Edit - Solution:
I took some inspiration from @Tomalak solution. However, instead of using XSLT I used the VS Code replace regex expressions to comment out my XML code:
<!-- comment out xml tags : ^(\s*(\]\]>)?<\/?\w*>(<!\[CDATA\[)?)\s*$ -->
<!-- comment out xml tags : //$1 -->
<!-- uncomment xml tags : ^\/\/(\s*(\]\]>)?<\/?\w*>(<!\[CDATA\[)?)\s*$ -->
<!-- uncomment xml tags : $1 -->
Using $1 will give you the capture group. I'm just capturing all XML tags and adding the // characters to make them a comment.
From there I just set the syntax highlighting of the file to JavaScript and everything worked flawlessly.
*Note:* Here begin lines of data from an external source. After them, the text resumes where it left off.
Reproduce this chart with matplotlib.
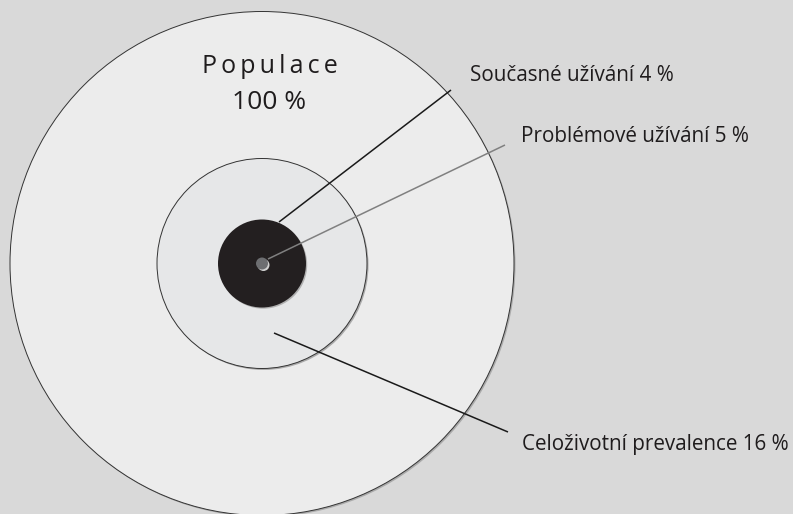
import matplotlib
matplotlib.use("Agg")
import matplotlib.pyplot as plt
from matplotlib.patches import Circle

plt.rcParams['font.family'] = ['Open Sans', 'DejaVu Sans']

# Data
categories = ["Populace", "Celoživotní prevalence", "Současné užívání", "Problémové užívání"]
values = [100, 16, 4, 5]
labels = [f"{c} {v} %" for c, v in zip(categories, values)]

W, H = 793, 514
fig = plt.figure(figsize=(W / 100, H / 100), dpi=100)
fig.patch.set_facecolor('#d9d9d9')
ax = fig.add_axes([0, 0, 1, 1])
ax.set_xlim(0, W)
ax.set_ylim(H, 0)
ax.set_aspect('equal')
ax.axis('off')

cx, cy = 262, 263.5

def circ(r, fc, ec='none', lw=0, z=1, dx=0, dy=0):
    ax.add_patch(Circle((cx + dx, cy + dy), r, facecolor=fc, edgecolor=ec, lw=lw, zorder=z))

# Big circle (population)
circ(252, '#aaaaaa', z=1, dx=1.5, dy=1.5)
circ(252, '#ececec', ec='#333333', lw=0.7, z=2)
# Lifetime prevalence
circ(105, '#aaaaaa', z=3, dx=1.5, dy=1.5)
circ(105, '#e6e7e8', ec='#333333', lw=0.7, z=4)
# Current use
circ(44, '#b0b0b0', z=5, dx=1.2, dy=1.2)
circ(44, '#231f20', z=6)
# Problem use
circ(6, '#d0d0d0', z=7, dx=1.5, dy=1.5)
circ(6, '#6d6e71', z=8)

# Leader lines
ax.plot([279, 451], [222, 90], color='#1a1a1a', lw=1.1, zorder=9, solid_capstyle='butt')
ax.plot([268, 505], [259, 145], color='#808080', lw=1.1, zorder=9, solid_capstyle='butt')
ax.plot([274, 508], [333, 432], color='#1a1a1a', lw=1.1, zorder=9, solid_capstyle='butt')

txt = '#1f1c1d'
fs = 14.9
ax.text(470, 81, labels[2], fontsize=fs, color=txt, ha='left', va='baseline', zorder=10)
ax.text(521, 142, labels[3], fontsize=fs, color=txt, ha='left', va='baseline', zorder=10)
ax.text(522, 450, labels[1], fontsize=fs, color=txt, ha='left', va='baseline', zorder=10)

ax.text(270, 73, "\u2009".join(categories[0]), fontsize=18, color=txt, ha='center', va='baseline', zorder=10)
ax.text(269, 109, f"{values[0]} %", fontsize=19, color=txt, ha='center', va='baseline', zorder=10)

fig.savefig('out.png', dpi=100, facecolor=fig.get_facecolor())
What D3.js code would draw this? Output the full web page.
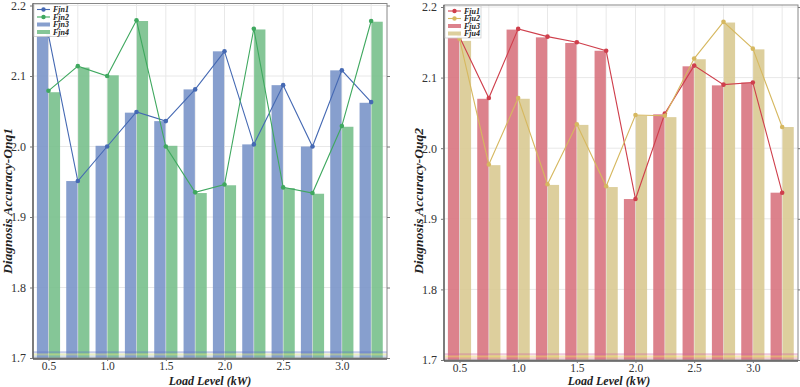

I only need to do this once in a while, so this quick hack will work fine for me. However a more sophisticated solution such as an XSLT template might be better for more active projects.
Problem
I have an XML file containing javascript (Due to constraints of the platform we are using.) My code looks like this:
<JS>
<MY_FUNCTION><![CDATA[
// comment here
let my_function = () => console.log("Hello World");
]]></MY_FUNCTION>
<LESS_THAN><![CDATA[
let less_than = (a,b) => a < b;
]]></LESS_THAN>
<GREATER_THAN><![CDATA[
let greater_than = (a,b) => a > b;
]]></GREATER_THAN>
</JS>
Being that my file is XML I'm not getting syntax highlighting for the javascript. So my code is just grey, similar to how comments look.
Is there an extension that could highlight my code? I'd also be willing to modify the highlighting rules if that would help me.